SOURCE MATERIAL.
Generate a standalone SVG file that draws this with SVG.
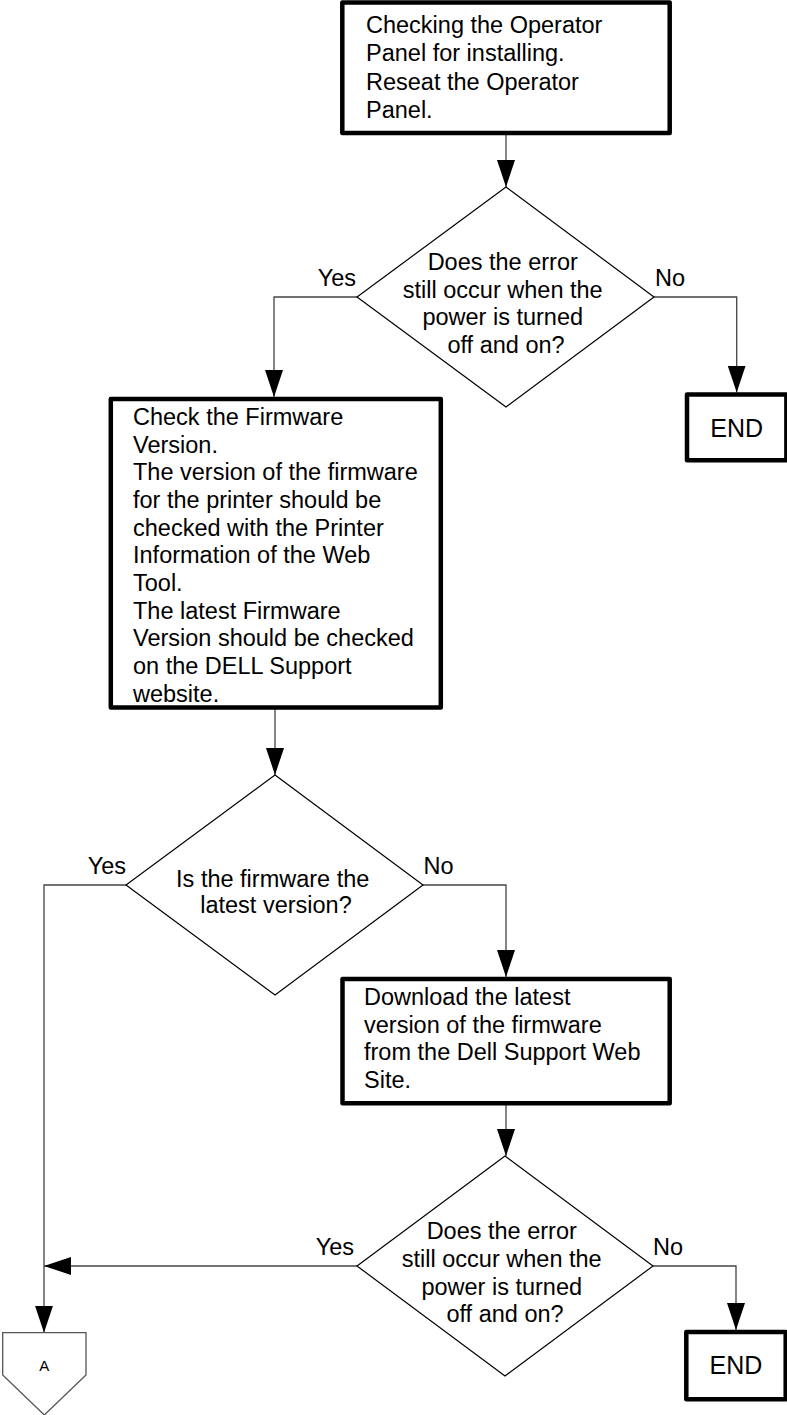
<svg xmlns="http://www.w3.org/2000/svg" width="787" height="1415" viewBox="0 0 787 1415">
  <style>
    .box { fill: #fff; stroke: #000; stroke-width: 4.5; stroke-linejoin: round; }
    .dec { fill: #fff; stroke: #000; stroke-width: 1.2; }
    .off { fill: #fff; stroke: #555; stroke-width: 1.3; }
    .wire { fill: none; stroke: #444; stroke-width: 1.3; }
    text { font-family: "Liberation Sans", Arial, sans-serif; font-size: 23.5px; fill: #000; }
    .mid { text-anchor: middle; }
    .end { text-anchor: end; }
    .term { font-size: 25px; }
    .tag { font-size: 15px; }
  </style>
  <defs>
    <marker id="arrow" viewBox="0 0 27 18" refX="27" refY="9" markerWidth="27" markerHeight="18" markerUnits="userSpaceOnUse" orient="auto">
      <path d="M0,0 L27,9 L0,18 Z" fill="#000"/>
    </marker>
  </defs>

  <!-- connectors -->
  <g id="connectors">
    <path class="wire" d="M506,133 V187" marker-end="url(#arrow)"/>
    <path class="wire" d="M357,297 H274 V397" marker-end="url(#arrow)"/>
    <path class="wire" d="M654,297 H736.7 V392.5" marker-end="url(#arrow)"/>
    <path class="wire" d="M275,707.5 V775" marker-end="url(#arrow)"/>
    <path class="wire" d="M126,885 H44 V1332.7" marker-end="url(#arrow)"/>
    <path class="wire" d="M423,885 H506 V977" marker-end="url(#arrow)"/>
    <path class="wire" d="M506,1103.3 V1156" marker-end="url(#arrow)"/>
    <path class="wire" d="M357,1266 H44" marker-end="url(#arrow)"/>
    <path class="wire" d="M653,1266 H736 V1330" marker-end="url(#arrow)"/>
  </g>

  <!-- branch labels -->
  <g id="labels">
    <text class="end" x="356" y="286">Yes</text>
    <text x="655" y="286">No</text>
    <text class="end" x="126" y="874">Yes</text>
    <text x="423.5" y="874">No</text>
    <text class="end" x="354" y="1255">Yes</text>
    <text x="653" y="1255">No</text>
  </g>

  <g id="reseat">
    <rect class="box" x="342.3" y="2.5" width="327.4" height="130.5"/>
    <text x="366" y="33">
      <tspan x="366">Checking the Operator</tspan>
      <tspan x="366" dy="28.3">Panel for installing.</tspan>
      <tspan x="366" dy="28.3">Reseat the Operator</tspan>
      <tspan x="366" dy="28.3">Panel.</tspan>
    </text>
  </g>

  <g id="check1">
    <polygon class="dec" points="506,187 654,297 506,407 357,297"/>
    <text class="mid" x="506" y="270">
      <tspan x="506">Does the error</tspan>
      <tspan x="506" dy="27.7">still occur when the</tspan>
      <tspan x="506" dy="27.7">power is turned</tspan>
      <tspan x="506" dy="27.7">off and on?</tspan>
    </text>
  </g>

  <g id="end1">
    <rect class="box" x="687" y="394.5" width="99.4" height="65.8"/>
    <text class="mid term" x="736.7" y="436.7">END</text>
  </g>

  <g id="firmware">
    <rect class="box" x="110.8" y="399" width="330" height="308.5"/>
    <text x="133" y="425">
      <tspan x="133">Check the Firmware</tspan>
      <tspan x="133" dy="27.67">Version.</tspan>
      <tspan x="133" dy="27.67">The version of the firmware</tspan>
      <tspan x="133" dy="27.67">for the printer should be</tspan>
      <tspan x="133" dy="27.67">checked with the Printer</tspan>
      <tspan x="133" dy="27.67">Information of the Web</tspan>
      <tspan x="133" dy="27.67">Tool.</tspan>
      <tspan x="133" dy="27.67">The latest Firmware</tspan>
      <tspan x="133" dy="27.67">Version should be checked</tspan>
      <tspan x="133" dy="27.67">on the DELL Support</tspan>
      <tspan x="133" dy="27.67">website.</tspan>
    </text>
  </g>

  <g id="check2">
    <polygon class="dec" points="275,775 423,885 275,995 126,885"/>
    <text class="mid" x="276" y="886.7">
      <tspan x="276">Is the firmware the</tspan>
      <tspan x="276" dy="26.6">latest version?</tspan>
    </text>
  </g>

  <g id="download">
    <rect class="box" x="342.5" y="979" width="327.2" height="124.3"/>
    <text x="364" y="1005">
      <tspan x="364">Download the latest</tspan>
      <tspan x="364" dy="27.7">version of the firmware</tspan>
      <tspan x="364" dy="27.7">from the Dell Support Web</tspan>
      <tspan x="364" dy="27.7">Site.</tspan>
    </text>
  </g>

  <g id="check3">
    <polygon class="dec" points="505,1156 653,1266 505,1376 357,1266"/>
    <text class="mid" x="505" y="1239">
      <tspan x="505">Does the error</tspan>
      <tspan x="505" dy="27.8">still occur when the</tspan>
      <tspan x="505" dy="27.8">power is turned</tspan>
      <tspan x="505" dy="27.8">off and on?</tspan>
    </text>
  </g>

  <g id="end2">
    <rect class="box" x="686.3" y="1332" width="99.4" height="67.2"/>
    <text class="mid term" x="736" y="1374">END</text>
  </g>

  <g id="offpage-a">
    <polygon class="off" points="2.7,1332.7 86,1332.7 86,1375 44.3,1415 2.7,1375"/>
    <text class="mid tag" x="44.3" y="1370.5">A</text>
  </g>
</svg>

GIVEN EXERCISE.
Output the data exactly. Pictures don't belong in the result.

TASK ANSWER.
Generate a standalone SVG file that draws this with SVG.
<svg xmlns="http://www.w3.org/2000/svg" width="787" height="1415" viewBox="0 0 787 1415">
  <style>
    .box { fill: #fff; stroke: #000; stroke-width: 4.5; stroke-linejoin: round; }
    .dec { fill: #fff; stroke: #000; stroke-width: 1.2; }
    .off { fill: #fff; stroke: #555; stroke-width: 1.3; }
    .wire { fill: none; stroke: #444; stroke-width: 1.3; }
    text { font-family: "Liberation Sans", Arial, sans-serif; font-size: 23.5px; fill: #000; }
    .mid { text-anchor: middle; }
    .end { text-anchor: end; }
    .term { font-size: 25px; }
    .tag { font-size: 15px; }
  </style>
  <defs>
    <marker id="arrow" viewBox="0 0 27 18" refX="27" refY="9" markerWidth="27" markerHeight="18" markerUnits="userSpaceOnUse" orient="auto">
      <path d="M0,0 L27,9 L0,18 Z" fill="#000"/>
    </marker>
  </defs>

  <!-- connectors -->
  <g id="connectors">
    <path class="wire" d="M506,133 V187" marker-end="url(#arrow)"/>
    <path class="wire" d="M357,297 H274 V397" marker-end="url(#arrow)"/>
    <path class="wire" d="M654,297 H736.7 V392.5" marker-end="url(#arrow)"/>
    <path class="wire" d="M275,707.5 V775" marker-end="url(#arrow)"/>
    <path class="wire" d="M126,885 H44 V1332.7" marker-end="url(#arrow)"/>
    <path class="wire" d="M423,885 H506 V977" marker-end="url(#arrow)"/>
    <path class="wire" d="M506,1103.3 V1156" marker-end="url(#arrow)"/>
    <path class="wire" d="M357,1266 H44" marker-end="url(#arrow)"/>
    <path class="wire" d="M653,1266 H736 V1330" marker-end="url(#arrow)"/>
  </g>

  <!-- branch labels -->
  <g id="labels">
    <text class="end" x="356" y="286">Yes</text>
    <text x="655" y="286">No</text>
    <text class="end" x="126" y="874">Yes</text>
    <text x="423.5" y="874">No</text>
    <text class="end" x="354" y="1255">Yes</text>
    <text x="653" y="1255">No</text>
  </g>

  <g id="reseat">
    <rect class="box" x="342.3" y="2.5" width="327.4" height="130.5"/>
    <text x="366" y="33">
      <tspan x="366">Checking the Operator</tspan>
      <tspan x="366" dy="28.3">Panel for installing.</tspan>
      <tspan x="366" dy="28.3">Reseat the Operator</tspan>
      <tspan x="366" dy="28.3">Panel.</tspan>
    </text>
  </g>

  <g id="check1">
    <polygon class="dec" points="506,187 654,297 506,407 357,297"/>
    <text class="mid" x="506" y="270">
      <tspan x="506">Does the error</tspan>
      <tspan x="506" dy="27.7">still occur when the</tspan>
      <tspan x="506" dy="27.7">power is turned</tspan>
      <tspan x="506" dy="27.7">off and on?</tspan>
    </text>
  </g>

  <g id="end1">
    <rect class="box" x="687" y="394.5" width="99.4" height="65.8"/>
    <text class="mid term" x="736.7" y="436.7">END</text>
  </g>

  <g id="firmware">
    <rect class="box" x="110.8" y="399" width="330" height="308.5"/>
    <text x="133" y="425">
      <tspan x="133">Check the Firmware</tspan>
      <tspan x="133" dy="27.67">Version.</tspan>
      <tspan x="133" dy="27.67">The version of the firmware</tspan>
      <tspan x="133" dy="27.67">for the printer should be</tspan>
      <tspan x="133" dy="27.67">checked with the Printer</tspan>
      <tspan x="133" dy="27.67">Information of the Web</tspan>
      <tspan x="133" dy="27.67">Tool.</tspan>
      <tspan x="133" dy="27.67">The latest Firmware</tspan>
      <tspan x="133" dy="27.67">Version should be checked</tspan>
      <tspan x="133" dy="27.67">on the DELL Support</tspan>
      <tspan x="133" dy="27.67">website.</tspan>
    </text>
  </g>

  <g id="check2">
    <polygon class="dec" points="275,775 423,885 275,995 126,885"/>
    <text class="mid" x="276" y="886.7">
      <tspan x="276">Is the firmware the</tspan>
      <tspan x="276" dy="26.6">latest version?</tspan>
    </text>
  </g>

  <g id="download">
    <rect class="box" x="342.5" y="979" width="327.2" height="124.3"/>
    <text x="364" y="1005">
      <tspan x="364">Download the latest</tspan>
      <tspan x="364" dy="27.7">version of the firmware</tspan>
      <tspan x="364" dy="27.7">from the Dell Support Web</tspan>
      <tspan x="364" dy="27.7">Site.</tspan>
    </text>
  </g>

  <g id="check3">
    <polygon class="dec" points="505,1156 653,1266 505,1376 357,1266"/>
    <text class="mid" x="505" y="1239">
      <tspan x="505">Does the error</tspan>
      <tspan x="505" dy="27.8">still occur when the</tspan>
      <tspan x="505" dy="27.8">power is turned</tspan>
      <tspan x="505" dy="27.8">off and on?</tspan>
    </text>
  </g>

  <g id="end2">
    <rect class="box" x="686.3" y="1332" width="99.4" height="67.2"/>
    <text class="mid term" x="736" y="1374">END</text>
  </g>

  <g id="offpage-a">
    <polygon class="off" points="2.7,1332.7 86,1332.7 86,1375 44.3,1415 2.7,1375"/>
    <text class="mid tag" x="44.3" y="1370.5">A</text>
  </g>
</svg>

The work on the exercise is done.